● **GOAL**: Take every line from the first down to the line with "import * as echarts from 'echarts';" and set it down exactly, without the pictures.
··· AVAILABLE DATA
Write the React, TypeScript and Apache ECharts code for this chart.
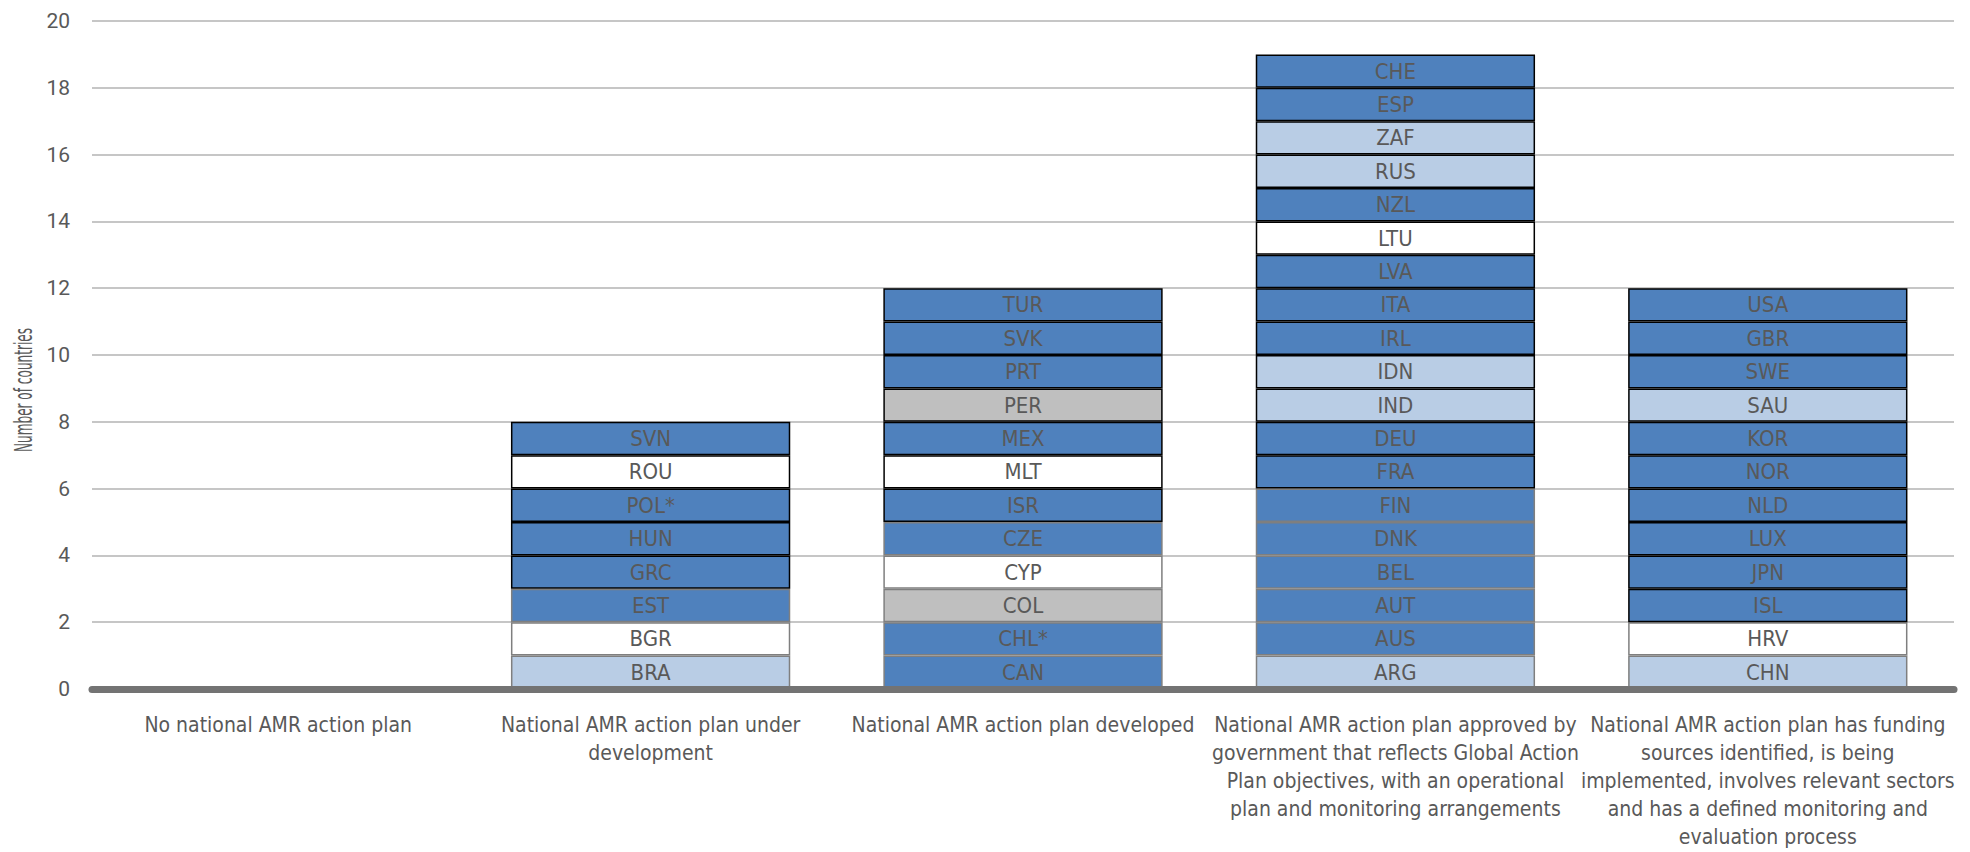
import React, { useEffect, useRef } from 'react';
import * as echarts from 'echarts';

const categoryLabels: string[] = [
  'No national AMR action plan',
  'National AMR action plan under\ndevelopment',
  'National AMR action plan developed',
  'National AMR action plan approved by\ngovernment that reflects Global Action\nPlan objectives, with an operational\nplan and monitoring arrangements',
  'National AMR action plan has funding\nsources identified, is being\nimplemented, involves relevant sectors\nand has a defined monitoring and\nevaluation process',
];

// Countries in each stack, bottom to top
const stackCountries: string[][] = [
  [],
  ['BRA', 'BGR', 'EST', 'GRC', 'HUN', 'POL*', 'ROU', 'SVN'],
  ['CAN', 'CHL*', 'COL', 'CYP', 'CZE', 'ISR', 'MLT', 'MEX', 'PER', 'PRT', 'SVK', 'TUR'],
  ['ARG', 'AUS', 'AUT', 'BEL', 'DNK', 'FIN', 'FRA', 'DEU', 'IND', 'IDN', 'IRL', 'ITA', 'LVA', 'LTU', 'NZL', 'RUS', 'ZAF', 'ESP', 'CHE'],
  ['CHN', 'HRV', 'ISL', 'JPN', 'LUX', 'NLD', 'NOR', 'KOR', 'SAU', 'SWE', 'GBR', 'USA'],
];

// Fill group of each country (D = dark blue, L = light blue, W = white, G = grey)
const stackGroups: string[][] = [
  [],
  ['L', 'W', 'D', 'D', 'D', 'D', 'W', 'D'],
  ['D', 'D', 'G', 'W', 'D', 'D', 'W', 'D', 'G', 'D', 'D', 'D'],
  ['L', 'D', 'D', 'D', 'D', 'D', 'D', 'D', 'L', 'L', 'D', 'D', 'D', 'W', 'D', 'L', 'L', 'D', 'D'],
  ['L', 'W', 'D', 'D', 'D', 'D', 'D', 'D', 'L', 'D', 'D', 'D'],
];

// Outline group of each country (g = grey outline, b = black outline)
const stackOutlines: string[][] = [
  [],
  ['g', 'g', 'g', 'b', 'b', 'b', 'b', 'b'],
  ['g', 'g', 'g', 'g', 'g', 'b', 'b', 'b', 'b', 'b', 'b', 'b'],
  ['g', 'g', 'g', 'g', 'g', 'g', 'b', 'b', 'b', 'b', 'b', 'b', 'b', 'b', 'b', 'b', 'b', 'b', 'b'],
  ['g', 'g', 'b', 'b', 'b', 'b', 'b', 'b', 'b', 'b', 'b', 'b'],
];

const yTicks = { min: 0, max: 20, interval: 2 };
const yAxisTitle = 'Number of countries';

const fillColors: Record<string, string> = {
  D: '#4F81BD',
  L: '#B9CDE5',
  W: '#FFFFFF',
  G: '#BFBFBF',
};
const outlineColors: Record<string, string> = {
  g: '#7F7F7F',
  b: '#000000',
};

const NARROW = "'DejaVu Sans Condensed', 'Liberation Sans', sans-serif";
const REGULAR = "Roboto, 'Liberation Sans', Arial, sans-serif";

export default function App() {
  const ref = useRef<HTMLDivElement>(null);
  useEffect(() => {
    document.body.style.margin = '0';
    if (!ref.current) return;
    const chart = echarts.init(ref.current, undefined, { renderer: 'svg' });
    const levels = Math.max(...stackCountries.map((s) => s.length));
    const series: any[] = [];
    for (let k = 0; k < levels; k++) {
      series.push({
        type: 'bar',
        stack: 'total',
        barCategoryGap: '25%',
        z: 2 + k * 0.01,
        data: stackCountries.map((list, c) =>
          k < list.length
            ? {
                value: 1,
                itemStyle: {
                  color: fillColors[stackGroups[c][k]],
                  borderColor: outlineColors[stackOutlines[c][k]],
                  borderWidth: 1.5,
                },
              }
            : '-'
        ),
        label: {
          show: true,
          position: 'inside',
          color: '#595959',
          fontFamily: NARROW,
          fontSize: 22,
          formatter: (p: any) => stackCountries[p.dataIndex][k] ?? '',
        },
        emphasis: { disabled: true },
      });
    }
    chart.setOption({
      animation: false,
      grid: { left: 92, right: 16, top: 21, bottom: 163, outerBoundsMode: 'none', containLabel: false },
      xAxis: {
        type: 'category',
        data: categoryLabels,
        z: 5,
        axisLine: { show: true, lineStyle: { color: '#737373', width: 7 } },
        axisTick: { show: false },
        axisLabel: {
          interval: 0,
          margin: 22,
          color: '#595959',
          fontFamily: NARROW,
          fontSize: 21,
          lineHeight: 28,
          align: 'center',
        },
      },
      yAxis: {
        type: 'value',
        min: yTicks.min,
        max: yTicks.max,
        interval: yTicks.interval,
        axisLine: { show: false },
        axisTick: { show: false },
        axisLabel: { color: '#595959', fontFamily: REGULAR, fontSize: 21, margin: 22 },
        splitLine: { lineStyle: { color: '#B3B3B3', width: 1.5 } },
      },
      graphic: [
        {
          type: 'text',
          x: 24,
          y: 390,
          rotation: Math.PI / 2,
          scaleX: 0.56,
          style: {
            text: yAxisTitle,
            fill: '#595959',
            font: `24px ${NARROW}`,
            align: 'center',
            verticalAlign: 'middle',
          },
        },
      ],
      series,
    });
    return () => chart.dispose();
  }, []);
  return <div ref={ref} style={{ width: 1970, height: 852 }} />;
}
······
● **EXERCISE OUTPUT**:
Write the React, TypeScript and Apache ECharts code for this chart.
import React, { useEffect, useRef } from 'react';
import * as echarts from 'echarts';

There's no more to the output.